Data anonymization is the process of removing or altering personally identifiable information (PII) from a dataset to protect the privacy of individuals while still allowing the data to be used for research, analysis, or other purposes. This technique is crucial in an era where data breaches are increasingly common and data privacy regulations like GDPR are becoming stricter.
Why Anonymize Data?
There are numerous reasons to anonymize data:
- Protecting Privacy: Anonymization prevents sensitive information from being linked to specific individuals, safeguarding their privacy.
- Compliance with Regulations: Regulations like GDPR require organizations to anonymize personal data before sharing or storing it.
- Data Sharing and Research: Anonymized data allows researchers and analysts to study and understand trends without compromising individuals' identities.
- Business Insights: Anonymizing data can enable organizations to glean valuable insights from their data without violating privacy principles.
Techniques for Data Anonymization
Here are some common techniques for data anonymization:
1. Suppression:
- Description: Removing specific attributes or values that contain PII.
- Example: Removing the name, address, and phone number from a customer database.
- Limitations: May significantly reduce the value of the data if too much information is suppressed.
2. Generalization:
- Description: Replacing specific values with broader categories or ranges.
- Example: Replacing the exact age of a person with an age range like "25-34 years old."
- Limitations: Can lead to a loss of detail and accuracy in the data.
3. Perturbation:
- Description: Adding random noise or modifying values to make them less identifiable.
- Example: Adding a small random number to the age of a person.

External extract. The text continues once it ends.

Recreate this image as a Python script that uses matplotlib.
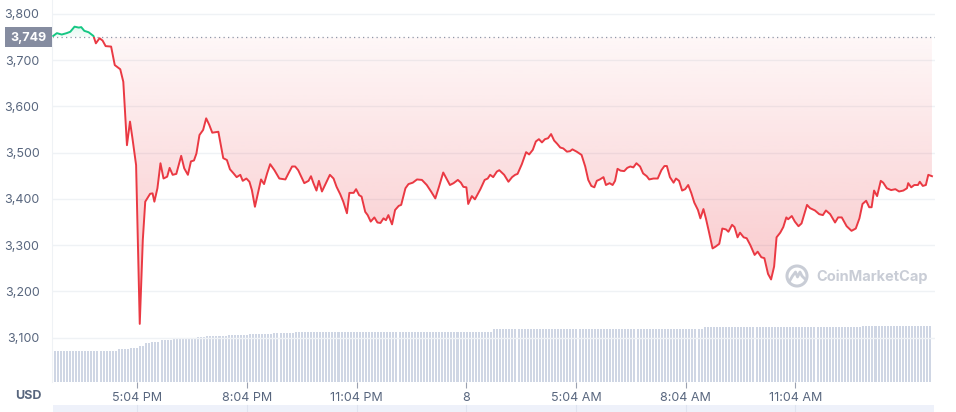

- Limitations: Perturbation can introduce inaccuracies and bias into the data.
4. Substitution:
- Description: Replacing PII with randomly generated values or codes.
- Example: Replacing a person's social security number with a random unique identifier.
- Limitations: Requires careful management of the mapping between the original and anonymized values.
5. k-Anonymity:
- Description: Ensuring that each individual's data is indistinguishable from at least "k" other individuals in the dataset.
- Example: If "k" is 5, then each person's record should have at least 5 identical records in terms of certain attributes.
- Limitations: Can be complex to implement and may not always be effective against sophisticated attacks.
6. Differential Privacy:
- Description: Adding noise to the data in a way that protects the privacy of individuals while still preserving the overall statistical properties of the data.
- Example: Adding random noise to the count of people in a certain age group.
- Limitations: Can be computationally expensive and may introduce bias in the data.
Choosing the Right Anonymization Technique
The choice of anonymization technique depends on several factors:
- The type of data being anonymized.
- The level of privacy protection required.
- The intended use of the anonymized data.
- The available resources and expertise.
Best Practices for Data Anonymization
- Clearly define the PII to be anonymized.
- Choose the most appropriate anonymization technique based on the specific context.
- Test and validate the anonymization process to ensure effectiveness.
- Document the anonymization methods and parameters used.
- Implement security measures to protect the anonymized data.
Conclusion
Data anonymization is an essential practice for protecting privacy and enabling responsible data use. By understanding the various techniques and choosing the right approach, organizations can ensure that data is used ethically and securely, safeguarding individuals' privacy while unlocking the potential of data for research, analysis, and innovation.